Statt «Signore, pietà, Cristo, pietà, Signore pietà» (Herr Erbarme dich, Christus, Erbarme dich, Herr, Erbarme dich) gilt das griechische Original «Kyrie elésion, Christe, elésion, Kyrie, Elésion». Im Vaterunser lautet die offizielle Fassung der sechsten Bitte nicht mehr «und führe uns nicht in Versuchung» (Italienisch: non indurci in tentazione), sondern «überlass uns nicht der Versuchung» (non abbandonarci alla tentazione).

Die Macht der Gewohnheit

Das sind nur einige Beispiele. Und es ist während des Gottesdienstes zu spüren, dass die Gläubigen mit den neuen Formulierungen noch nicht ganz vertraut sind. Am Mikrofon betet Don Pietro aber laut und deutlich vor. «Am Anfang ist es schwierig für die Gläubigen, denn sie sprechen die Gebete und die liturgischen Formeln auswendig», sagt er. Das gelte insbesondere für das Vaterunser, das auch viel ausserhalb der gottesdienstlichen Liturgie gebetet werde. Er habe aber festgellt: Die Gläubigen konzentrierten sich jetzt stärker auf die Worte.

«Wir müssen uns daran gewöhnen und das wird ein wenig Zeit brauchen», fügt er an. Ihm selbst unterläuft während der Messe bei der Kommunion auch ein kleiner Fehler, als er statt einer neuen die alte Formulierung benutzt. «Das ist normal, genauso wie man manchmal den Namen eines alten Bischofs erwähnt, auch wenn ein neuer bestimmt wurde», schmunzelt Don Pietro. Gewohnheit.

Bis jetzt ging es ja auch…

In der Pfarrgemeinde sind die Meinungen über die Reform nicht einheitlich. Ein Teil kritisiert die Neuerungen, ein anderer Teil findet diese gut und sinnvoll. «Wenn wir fratelli gesagt haben, haben wir auch sorelle mitgemeint, deswegen ist es nicht nötig, dies unbedingt zu sagen», meint eine ältere Gottesdienst-Besucherin.

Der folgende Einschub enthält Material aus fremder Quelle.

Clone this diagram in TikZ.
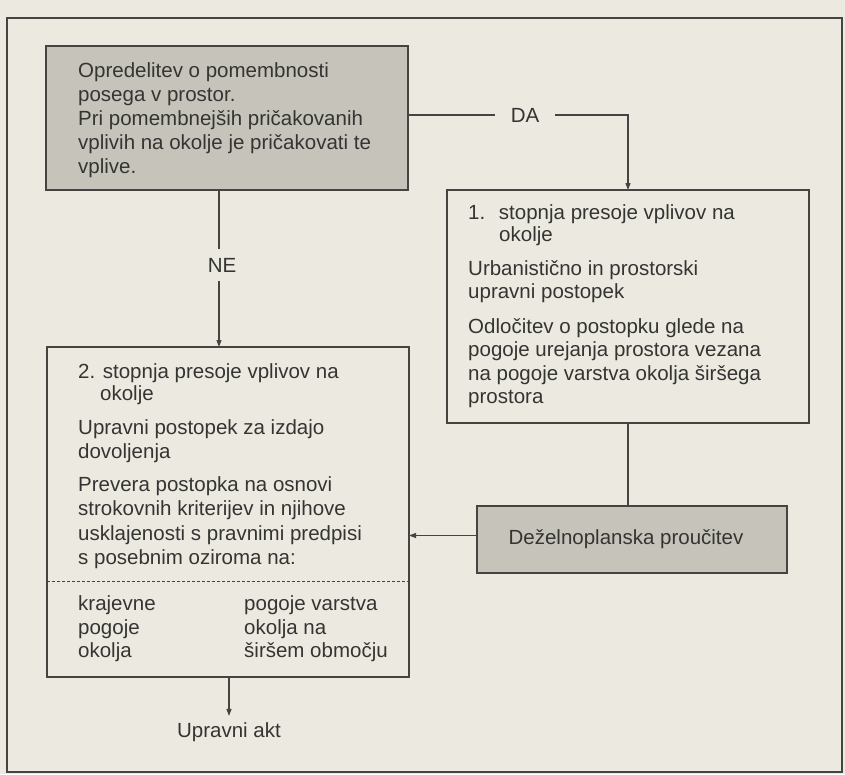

Eine andere sagt, es sei nicht mehr zeitgemäss, nur noch von fratelli zu sprechen. Don Pietro selbst hat für die Anpassungen im Italienischen grosses Verständnis. «Im polnischen Messbuch sind bestimmte Formulierungen und Übersetzungen, die sich nun in der italienischen Version finden, bereits vor 15 Jahren erfolgt», gibt der aus Polen stammende Priester zu bedenken.